### TO BE DONE
Emit a verbatim copy of the lines below from the line with "Generate a web" through the line with "- margin.bottom, margin.top]);", excluding pictures and everything outside that range.

### DATA ENTRIES
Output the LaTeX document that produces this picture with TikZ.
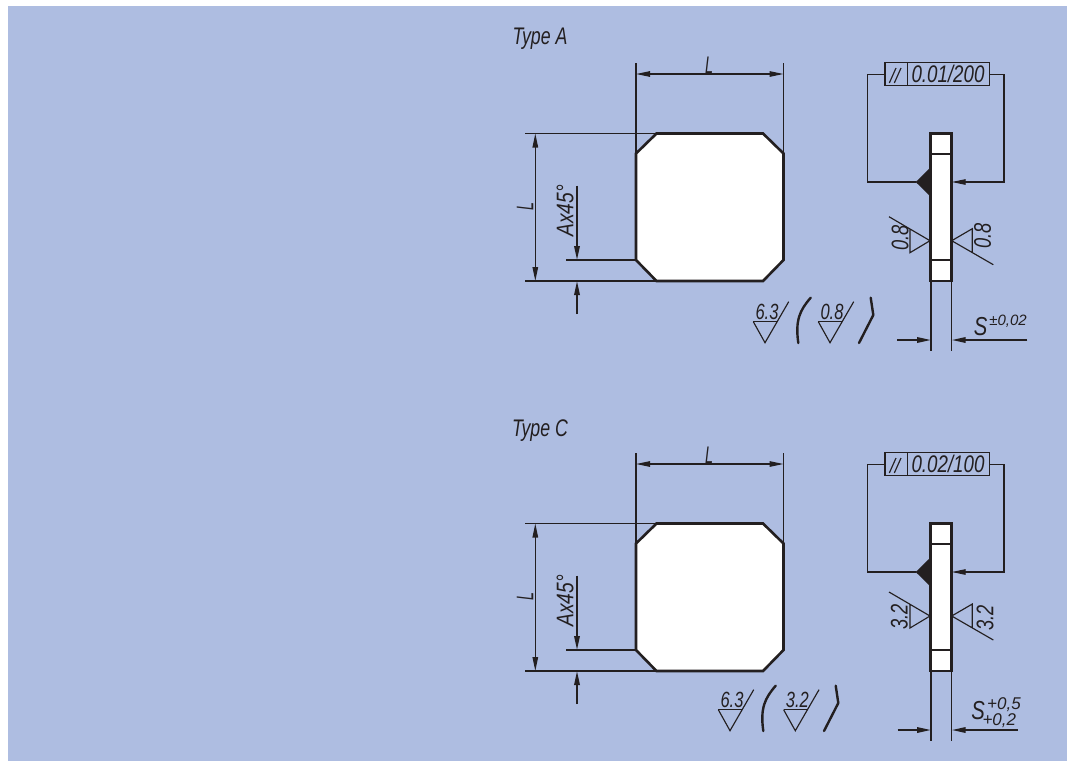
---
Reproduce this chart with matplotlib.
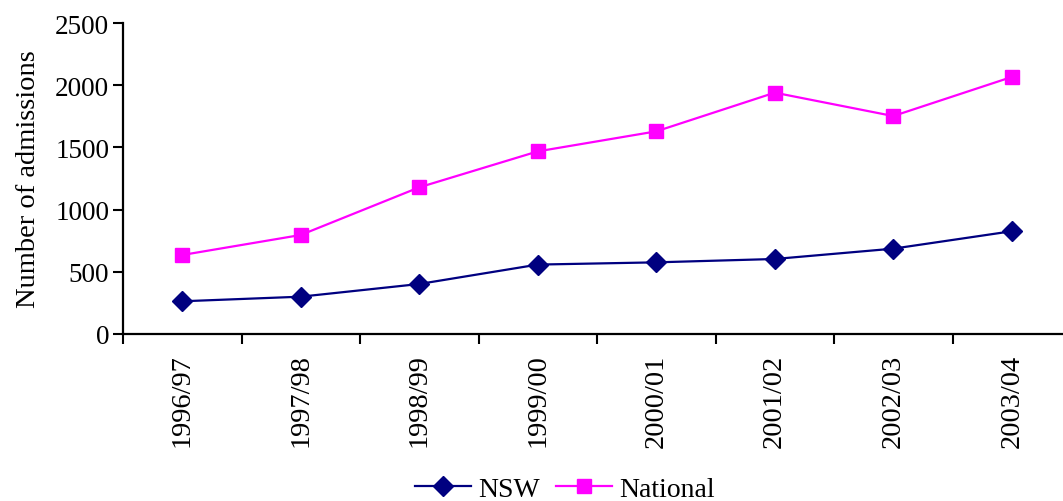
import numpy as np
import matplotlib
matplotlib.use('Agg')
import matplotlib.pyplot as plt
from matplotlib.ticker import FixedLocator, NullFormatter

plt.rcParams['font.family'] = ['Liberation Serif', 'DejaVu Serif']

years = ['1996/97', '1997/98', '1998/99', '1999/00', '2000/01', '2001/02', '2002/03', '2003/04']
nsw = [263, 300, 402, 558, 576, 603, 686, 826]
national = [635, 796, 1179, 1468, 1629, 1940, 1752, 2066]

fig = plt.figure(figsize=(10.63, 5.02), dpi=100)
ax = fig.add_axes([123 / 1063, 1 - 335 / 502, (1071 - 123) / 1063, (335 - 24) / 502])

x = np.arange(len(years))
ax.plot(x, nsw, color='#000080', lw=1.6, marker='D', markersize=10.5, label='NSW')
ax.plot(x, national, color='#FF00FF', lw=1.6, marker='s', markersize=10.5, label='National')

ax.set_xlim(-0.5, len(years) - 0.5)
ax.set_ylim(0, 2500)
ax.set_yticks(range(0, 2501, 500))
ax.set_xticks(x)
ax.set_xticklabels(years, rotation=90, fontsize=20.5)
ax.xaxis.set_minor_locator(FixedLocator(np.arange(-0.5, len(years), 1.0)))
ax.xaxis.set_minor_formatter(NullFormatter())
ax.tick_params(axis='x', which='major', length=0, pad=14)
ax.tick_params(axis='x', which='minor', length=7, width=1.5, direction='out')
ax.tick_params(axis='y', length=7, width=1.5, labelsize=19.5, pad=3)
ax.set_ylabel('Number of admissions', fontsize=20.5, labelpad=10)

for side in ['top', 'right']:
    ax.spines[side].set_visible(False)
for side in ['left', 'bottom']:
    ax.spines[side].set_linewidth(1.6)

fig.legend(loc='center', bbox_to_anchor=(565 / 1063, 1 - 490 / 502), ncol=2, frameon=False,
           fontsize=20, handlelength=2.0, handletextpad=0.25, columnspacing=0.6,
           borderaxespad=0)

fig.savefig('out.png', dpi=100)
* * *
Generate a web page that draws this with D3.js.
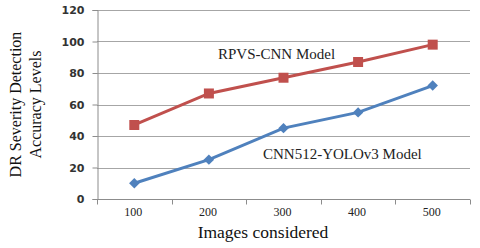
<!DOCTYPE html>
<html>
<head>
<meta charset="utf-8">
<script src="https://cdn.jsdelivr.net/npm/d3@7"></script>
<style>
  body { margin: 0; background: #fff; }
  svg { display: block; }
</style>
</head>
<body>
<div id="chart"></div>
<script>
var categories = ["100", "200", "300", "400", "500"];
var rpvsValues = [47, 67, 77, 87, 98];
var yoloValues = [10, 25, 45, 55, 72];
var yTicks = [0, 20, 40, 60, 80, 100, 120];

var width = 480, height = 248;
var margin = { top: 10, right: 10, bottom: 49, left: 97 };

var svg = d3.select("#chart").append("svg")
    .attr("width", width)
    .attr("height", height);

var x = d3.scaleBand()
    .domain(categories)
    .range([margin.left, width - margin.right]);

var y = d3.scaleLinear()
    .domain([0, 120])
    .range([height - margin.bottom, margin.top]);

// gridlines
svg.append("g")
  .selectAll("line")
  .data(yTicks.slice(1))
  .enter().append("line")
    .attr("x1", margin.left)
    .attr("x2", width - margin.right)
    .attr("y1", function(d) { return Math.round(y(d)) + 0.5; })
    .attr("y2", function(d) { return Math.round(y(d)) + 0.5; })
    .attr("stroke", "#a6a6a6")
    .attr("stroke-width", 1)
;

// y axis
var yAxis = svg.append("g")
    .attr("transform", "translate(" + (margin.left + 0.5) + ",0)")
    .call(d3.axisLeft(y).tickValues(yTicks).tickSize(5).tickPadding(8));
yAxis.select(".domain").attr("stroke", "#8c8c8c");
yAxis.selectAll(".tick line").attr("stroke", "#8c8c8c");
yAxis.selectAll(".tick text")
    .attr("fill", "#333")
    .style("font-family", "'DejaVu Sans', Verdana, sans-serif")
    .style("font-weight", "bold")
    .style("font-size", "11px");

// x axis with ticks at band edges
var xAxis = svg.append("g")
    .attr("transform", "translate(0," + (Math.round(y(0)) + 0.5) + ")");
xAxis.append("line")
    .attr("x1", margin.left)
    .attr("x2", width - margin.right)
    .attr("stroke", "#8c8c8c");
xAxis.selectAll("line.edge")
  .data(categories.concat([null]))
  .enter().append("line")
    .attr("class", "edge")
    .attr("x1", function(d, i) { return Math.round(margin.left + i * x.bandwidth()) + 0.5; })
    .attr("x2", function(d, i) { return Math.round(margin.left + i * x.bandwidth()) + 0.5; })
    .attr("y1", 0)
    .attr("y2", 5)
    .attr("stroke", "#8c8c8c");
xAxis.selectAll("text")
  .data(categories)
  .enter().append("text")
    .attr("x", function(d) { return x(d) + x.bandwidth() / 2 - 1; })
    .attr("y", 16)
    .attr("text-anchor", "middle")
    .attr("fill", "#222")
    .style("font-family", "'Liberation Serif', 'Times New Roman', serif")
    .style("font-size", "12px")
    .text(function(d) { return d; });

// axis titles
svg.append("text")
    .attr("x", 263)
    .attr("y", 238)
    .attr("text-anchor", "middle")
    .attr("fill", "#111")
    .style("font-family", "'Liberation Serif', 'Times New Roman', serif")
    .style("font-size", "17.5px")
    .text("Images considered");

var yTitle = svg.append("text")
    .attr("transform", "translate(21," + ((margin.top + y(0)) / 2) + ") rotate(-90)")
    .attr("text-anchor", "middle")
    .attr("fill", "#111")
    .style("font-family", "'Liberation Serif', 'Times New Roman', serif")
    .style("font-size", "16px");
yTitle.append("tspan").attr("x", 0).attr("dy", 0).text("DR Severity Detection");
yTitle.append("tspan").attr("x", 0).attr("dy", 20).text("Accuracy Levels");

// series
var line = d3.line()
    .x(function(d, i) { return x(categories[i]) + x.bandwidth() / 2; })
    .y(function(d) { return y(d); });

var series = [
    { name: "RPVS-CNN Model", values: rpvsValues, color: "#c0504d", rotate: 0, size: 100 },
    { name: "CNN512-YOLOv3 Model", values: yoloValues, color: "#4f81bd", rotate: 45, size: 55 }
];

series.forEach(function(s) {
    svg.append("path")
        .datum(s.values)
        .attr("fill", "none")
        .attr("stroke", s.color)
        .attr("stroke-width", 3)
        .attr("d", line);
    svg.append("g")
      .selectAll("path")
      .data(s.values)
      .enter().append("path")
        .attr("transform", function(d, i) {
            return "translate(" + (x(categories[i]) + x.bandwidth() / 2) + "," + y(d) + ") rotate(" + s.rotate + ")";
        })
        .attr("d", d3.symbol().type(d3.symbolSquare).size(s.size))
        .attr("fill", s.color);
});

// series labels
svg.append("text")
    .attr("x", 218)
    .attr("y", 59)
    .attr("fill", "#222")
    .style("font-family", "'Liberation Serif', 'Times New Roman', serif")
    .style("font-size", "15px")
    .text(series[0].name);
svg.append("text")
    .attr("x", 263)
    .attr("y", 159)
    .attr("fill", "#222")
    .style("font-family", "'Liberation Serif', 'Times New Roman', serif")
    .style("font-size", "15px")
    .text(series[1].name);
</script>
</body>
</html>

### EXERCISE RESULT
Generate a web page that draws this with D3.js.
<!DOCTYPE html>
<html>
<head>
<meta charset="utf-8">
<script src="https://cdn.jsdelivr.net/npm/d3@7"></script>
<style>
  body { margin: 0; background: #fff; }
  svg { display: block; }
</style>
</head>
<body>
<div id="chart"></div>
<script>
var categories = ["100", "200", "300", "400", "500"];
var rpvsValues = [47, 67, 77, 87, 98];
var yoloValues = [10, 25, 45, 55, 72];
var yTicks = [0, 20, 40, 60, 80, 100, 120];

var width = 480, height = 248;
var margin = { top: 10, right: 10, bottom: 49, left: 97 };

var svg = d3.select("#chart").append("svg")
    .attr("width", width)
    .attr("height", height);

var x = d3.scaleBand()
    .domain(categories)
    .range([margin.left, width - margin.right]);

var y = d3.scaleLinear()
    .domain([0, 120])
    .range([height - margin.bottom, margin.top]);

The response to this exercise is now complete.